Below are some records. Output the lines from the first one through the line that holds "const NAMES_RATE = SPECIES.concat(['HRR']);", exactly as written, with no pictures.

**Records for processing**:
══════════

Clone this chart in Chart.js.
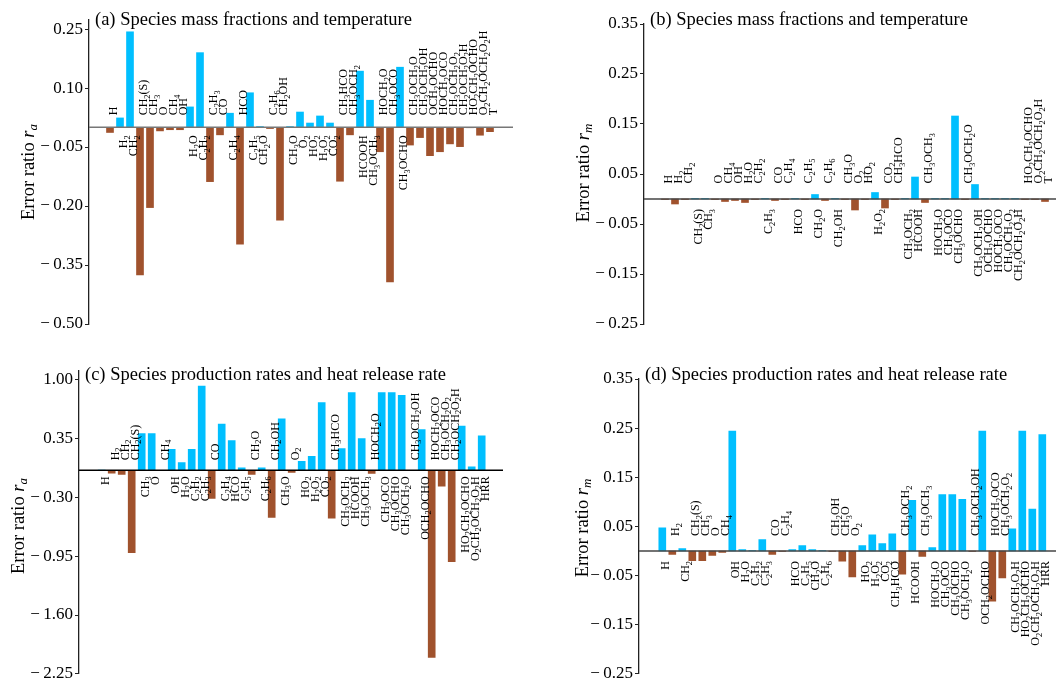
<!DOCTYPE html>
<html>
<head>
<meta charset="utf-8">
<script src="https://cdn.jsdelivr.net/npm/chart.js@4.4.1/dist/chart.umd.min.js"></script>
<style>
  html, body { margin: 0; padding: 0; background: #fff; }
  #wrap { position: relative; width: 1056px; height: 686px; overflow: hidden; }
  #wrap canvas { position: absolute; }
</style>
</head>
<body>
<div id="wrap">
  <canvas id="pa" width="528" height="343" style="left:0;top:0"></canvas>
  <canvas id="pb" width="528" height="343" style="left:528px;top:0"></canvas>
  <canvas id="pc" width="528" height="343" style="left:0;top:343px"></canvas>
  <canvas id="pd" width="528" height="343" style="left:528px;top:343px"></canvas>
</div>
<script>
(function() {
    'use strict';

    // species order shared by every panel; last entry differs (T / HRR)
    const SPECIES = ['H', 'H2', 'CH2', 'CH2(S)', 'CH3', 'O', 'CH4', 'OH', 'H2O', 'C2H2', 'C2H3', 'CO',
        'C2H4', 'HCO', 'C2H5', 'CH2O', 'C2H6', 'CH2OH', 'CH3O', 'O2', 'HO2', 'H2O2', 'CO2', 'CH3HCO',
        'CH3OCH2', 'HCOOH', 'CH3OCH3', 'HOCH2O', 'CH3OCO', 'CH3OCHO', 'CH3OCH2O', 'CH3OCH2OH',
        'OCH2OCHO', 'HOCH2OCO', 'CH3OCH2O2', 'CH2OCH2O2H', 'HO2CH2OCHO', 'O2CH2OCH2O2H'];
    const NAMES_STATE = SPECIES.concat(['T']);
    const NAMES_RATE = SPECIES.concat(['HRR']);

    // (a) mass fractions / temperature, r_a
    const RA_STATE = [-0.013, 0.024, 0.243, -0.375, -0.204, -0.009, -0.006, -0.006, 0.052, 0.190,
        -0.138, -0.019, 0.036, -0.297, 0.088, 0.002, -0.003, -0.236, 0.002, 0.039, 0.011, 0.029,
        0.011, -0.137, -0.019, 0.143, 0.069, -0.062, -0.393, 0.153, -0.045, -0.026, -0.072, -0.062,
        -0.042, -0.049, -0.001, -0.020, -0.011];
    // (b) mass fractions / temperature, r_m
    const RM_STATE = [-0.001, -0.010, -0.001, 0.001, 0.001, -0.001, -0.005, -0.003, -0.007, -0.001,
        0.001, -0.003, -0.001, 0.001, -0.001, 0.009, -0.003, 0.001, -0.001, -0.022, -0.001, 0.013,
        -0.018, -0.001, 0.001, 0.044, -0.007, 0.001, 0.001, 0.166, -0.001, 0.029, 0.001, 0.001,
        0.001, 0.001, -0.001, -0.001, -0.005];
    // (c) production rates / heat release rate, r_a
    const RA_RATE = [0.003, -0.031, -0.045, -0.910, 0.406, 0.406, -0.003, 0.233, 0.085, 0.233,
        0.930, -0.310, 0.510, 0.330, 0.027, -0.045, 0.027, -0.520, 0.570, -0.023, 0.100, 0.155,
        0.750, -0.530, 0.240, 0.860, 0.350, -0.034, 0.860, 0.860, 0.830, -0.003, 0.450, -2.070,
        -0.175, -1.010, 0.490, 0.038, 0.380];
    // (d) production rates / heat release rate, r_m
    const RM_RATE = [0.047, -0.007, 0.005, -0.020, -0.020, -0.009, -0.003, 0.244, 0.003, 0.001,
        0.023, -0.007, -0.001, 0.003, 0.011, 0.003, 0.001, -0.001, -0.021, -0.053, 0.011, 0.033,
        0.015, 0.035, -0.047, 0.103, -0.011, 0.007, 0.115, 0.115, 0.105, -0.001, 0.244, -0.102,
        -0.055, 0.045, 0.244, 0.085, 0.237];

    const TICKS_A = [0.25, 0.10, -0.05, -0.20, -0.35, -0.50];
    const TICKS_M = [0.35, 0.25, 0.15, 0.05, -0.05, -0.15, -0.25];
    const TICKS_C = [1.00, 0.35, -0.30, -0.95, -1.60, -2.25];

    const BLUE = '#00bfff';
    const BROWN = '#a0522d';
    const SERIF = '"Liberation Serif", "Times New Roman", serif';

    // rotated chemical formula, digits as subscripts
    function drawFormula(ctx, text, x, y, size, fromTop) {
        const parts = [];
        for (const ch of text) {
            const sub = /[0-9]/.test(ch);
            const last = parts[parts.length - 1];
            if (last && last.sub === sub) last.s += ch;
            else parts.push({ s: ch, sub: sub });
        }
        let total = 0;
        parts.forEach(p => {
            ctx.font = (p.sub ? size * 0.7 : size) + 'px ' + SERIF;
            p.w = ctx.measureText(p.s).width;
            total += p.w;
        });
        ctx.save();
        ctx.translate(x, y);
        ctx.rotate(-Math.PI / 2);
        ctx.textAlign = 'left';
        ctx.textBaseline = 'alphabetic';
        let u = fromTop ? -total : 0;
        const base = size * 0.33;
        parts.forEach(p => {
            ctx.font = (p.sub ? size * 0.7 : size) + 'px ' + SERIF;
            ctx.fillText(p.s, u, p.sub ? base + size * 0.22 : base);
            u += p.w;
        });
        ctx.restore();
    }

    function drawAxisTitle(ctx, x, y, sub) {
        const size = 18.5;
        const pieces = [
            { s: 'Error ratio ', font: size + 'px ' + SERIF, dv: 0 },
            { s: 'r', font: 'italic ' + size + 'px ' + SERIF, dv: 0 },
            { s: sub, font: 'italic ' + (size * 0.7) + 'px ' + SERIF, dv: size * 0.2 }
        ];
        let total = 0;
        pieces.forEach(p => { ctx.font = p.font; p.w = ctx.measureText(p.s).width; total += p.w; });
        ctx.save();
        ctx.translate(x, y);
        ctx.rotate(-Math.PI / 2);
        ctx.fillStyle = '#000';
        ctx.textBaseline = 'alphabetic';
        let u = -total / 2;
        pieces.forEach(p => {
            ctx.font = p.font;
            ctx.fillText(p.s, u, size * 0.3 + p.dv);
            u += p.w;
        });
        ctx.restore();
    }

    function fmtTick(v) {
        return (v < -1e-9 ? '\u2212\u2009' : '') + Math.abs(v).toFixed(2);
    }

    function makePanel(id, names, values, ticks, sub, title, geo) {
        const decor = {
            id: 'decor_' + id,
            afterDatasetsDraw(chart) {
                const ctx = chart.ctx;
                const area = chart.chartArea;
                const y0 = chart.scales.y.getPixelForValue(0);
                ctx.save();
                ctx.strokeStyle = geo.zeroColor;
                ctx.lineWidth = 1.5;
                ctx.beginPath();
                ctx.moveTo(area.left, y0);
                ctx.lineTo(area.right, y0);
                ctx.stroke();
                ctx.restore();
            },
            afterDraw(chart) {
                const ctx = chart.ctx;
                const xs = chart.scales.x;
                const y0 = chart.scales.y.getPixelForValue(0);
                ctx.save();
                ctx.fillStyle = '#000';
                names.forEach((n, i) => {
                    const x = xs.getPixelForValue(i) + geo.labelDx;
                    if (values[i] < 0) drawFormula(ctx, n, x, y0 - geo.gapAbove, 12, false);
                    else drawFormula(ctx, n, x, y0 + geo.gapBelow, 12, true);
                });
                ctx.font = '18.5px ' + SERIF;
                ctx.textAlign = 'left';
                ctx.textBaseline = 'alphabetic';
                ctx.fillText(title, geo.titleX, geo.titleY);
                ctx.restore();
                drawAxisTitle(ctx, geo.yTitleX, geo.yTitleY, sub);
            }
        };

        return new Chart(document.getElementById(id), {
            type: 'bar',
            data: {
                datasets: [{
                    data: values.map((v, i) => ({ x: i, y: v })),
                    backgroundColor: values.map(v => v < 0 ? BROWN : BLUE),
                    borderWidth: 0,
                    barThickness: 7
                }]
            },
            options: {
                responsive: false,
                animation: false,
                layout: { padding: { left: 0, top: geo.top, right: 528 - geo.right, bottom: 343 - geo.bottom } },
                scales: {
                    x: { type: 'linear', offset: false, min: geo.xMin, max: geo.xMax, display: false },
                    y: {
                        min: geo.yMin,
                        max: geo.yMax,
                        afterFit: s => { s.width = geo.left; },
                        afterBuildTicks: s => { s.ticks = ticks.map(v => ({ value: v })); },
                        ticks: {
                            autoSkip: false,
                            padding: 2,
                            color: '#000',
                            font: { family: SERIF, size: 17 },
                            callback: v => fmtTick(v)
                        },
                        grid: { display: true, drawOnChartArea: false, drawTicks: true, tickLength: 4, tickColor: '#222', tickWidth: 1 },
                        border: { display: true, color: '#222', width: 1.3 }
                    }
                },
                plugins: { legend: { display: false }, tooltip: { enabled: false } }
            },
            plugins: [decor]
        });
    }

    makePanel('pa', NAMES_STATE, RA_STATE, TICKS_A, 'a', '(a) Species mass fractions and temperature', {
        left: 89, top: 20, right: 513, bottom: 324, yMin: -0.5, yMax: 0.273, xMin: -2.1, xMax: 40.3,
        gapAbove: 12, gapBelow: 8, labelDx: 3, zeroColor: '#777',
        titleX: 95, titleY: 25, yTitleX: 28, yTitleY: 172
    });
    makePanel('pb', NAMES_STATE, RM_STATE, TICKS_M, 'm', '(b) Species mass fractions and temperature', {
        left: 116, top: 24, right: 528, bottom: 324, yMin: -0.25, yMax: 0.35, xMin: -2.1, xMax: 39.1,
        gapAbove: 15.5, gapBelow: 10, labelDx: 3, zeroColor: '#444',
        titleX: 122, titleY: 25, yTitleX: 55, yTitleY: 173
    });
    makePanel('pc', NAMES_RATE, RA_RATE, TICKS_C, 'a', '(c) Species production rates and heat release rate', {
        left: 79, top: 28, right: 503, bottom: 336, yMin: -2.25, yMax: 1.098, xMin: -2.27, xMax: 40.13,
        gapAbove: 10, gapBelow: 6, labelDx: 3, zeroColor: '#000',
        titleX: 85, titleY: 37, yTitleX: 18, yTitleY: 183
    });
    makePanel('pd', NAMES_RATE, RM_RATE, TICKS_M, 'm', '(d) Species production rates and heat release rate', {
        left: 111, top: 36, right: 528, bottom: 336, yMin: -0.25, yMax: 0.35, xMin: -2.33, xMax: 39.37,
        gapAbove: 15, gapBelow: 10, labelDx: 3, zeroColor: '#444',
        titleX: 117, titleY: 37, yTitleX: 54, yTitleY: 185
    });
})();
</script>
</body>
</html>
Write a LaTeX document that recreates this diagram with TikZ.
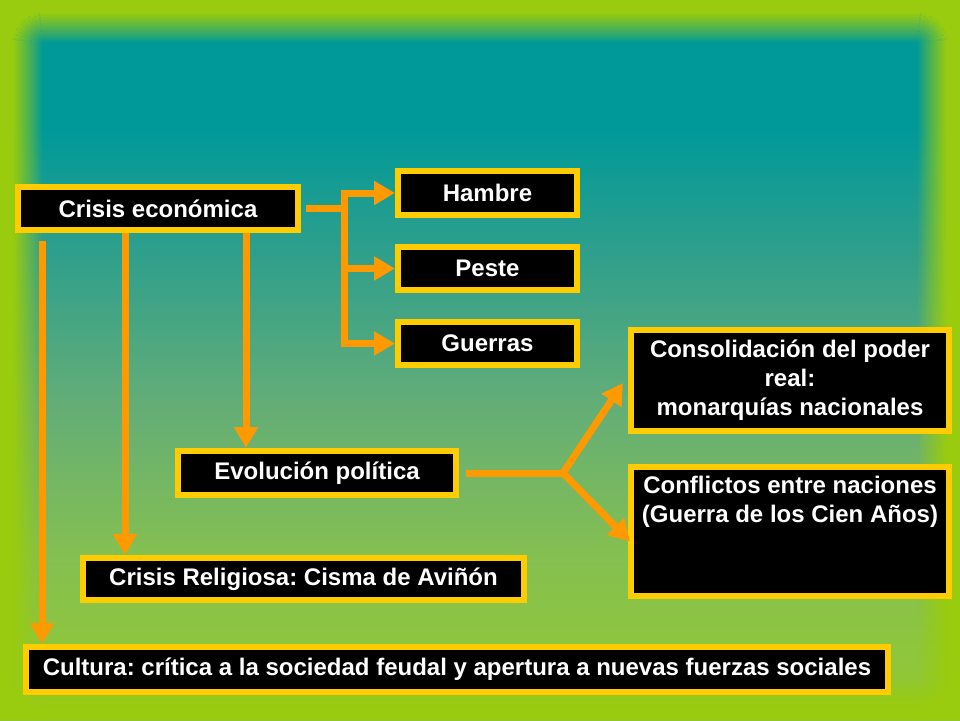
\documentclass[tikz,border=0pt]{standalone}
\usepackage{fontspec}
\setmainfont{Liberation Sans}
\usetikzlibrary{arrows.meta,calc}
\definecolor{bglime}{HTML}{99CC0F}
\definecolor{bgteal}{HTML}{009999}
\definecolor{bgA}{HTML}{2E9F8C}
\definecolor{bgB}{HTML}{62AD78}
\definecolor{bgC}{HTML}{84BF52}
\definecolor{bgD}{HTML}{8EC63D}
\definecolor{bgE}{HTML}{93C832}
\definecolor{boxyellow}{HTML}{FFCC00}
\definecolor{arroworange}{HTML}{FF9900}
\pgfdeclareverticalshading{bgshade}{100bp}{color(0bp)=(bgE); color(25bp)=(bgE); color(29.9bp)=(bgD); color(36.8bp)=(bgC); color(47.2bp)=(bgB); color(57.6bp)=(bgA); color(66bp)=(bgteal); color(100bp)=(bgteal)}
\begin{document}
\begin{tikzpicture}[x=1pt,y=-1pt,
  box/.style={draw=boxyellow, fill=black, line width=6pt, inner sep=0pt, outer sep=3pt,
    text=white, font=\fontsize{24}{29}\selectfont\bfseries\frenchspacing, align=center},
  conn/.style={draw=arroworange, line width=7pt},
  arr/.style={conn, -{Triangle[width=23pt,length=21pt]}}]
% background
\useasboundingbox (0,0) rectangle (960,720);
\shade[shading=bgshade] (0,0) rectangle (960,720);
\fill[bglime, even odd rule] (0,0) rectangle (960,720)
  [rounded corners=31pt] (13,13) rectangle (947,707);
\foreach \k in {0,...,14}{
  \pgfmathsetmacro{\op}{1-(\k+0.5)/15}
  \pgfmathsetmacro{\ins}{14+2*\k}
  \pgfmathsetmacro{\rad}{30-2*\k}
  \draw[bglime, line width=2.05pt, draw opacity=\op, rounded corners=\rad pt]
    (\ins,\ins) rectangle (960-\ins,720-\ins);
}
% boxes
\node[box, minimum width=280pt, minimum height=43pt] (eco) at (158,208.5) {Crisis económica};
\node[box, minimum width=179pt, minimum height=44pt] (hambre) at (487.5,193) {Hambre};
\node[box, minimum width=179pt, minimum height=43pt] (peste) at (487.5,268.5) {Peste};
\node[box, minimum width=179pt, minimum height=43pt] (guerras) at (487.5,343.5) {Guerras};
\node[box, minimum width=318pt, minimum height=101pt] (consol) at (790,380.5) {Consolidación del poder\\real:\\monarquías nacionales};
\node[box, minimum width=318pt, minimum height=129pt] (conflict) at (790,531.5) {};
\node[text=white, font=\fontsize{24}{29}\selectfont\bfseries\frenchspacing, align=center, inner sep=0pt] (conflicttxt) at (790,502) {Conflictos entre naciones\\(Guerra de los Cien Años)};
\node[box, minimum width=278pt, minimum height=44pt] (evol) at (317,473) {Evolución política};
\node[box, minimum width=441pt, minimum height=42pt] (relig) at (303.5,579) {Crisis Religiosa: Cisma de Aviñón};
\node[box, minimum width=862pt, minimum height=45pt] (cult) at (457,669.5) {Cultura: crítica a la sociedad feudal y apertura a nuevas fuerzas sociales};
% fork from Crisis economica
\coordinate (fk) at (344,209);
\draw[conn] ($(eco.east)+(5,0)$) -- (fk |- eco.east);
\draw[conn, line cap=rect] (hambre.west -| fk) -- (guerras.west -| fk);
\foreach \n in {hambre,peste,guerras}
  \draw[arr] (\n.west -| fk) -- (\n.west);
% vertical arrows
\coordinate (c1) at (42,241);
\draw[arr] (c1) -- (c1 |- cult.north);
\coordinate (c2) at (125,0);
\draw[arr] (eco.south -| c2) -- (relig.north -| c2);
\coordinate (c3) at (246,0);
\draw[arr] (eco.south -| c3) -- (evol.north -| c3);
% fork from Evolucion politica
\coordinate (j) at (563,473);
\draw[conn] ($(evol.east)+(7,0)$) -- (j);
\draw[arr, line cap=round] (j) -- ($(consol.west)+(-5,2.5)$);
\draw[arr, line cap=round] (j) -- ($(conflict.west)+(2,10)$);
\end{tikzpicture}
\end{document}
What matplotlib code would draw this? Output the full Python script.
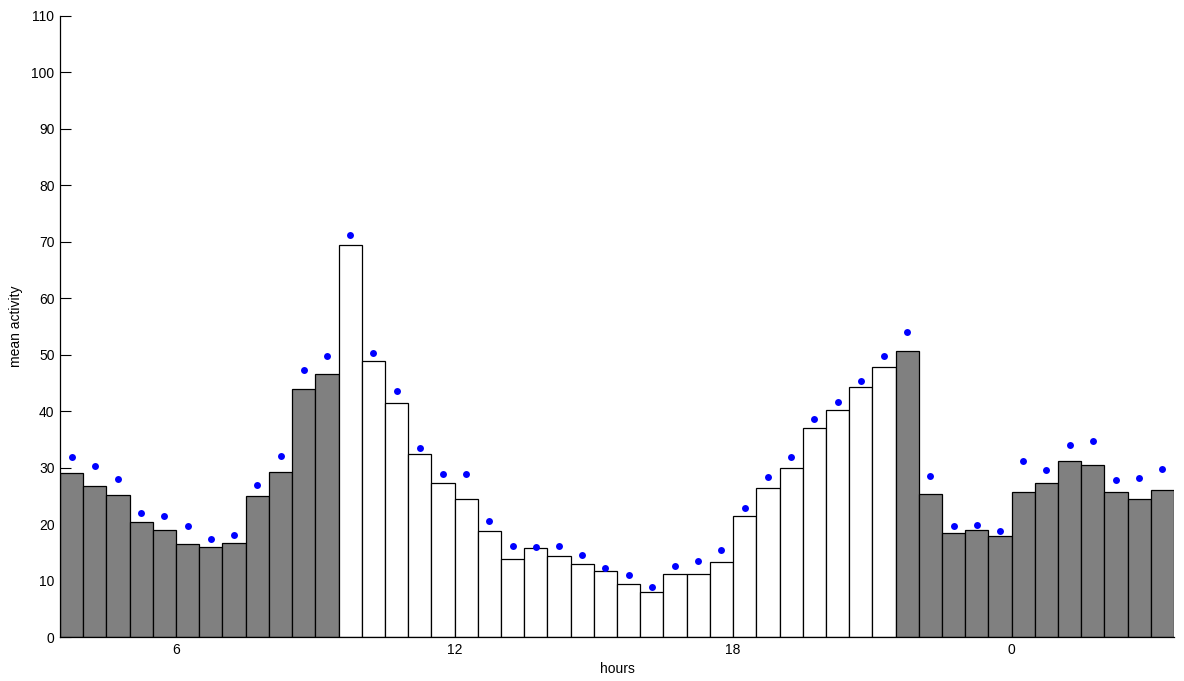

══════════

**Full answer**:
Clone this chart in Chart.js.
<!DOCTYPE html>
<html>
<head>
<meta charset="utf-8">
<script src="https://cdn.jsdelivr.net/npm/chart.js@4.4.1/dist/chart.umd.min.js"></script>
<style>
  html, body { margin: 0; padding: 0; background: #fff; }
  #wrap { position: relative; width: 1056px; height: 686px; overflow: hidden; }
  #wrap canvas { position: absolute; }
</style>
</head>
<body>
<div id="wrap">
  <canvas id="pa" width="528" height="343" style="left:0;top:0"></canvas>
  <canvas id="pb" width="528" height="343" style="left:528px;top:0"></canvas>
  <canvas id="pc" width="528" height="343" style="left:0;top:343px"></canvas>
  <canvas id="pd" width="528" height="343" style="left:528px;top:343px"></canvas>
</div>
<script>
(function() {
    'use strict';

    // species order shared by every panel; last entry differs (T / HRR)
    const SPECIES = ['H', 'H2', 'CH2', 'CH2(S)', 'CH3', 'O', 'CH4', 'OH', 'H2O', 'C2H2', 'C2H3', 'CO',
        'C2H4', 'HCO', 'C2H5', 'CH2O', 'C2H6', 'CH2OH', 'CH3O', 'O2', 'HO2', 'H2O2', 'CO2', 'CH3HCO',
        'CH3OCH2', 'HCOOH', 'CH3OCH3', 'HOCH2O', 'CH3OCO', 'CH3OCHO', 'CH3OCH2O', 'CH3OCH2OH',
        'OCH2OCHO', 'HOCH2OCO', 'CH3OCH2O2', 'CH2OCH2O2H', 'HO2CH2OCHO', 'O2CH2OCH2O2H'];
    const NAMES_STATE = SPECIES.concat(['T']);
    const NAMES_RATE = SPECIES.concat(['HRR']);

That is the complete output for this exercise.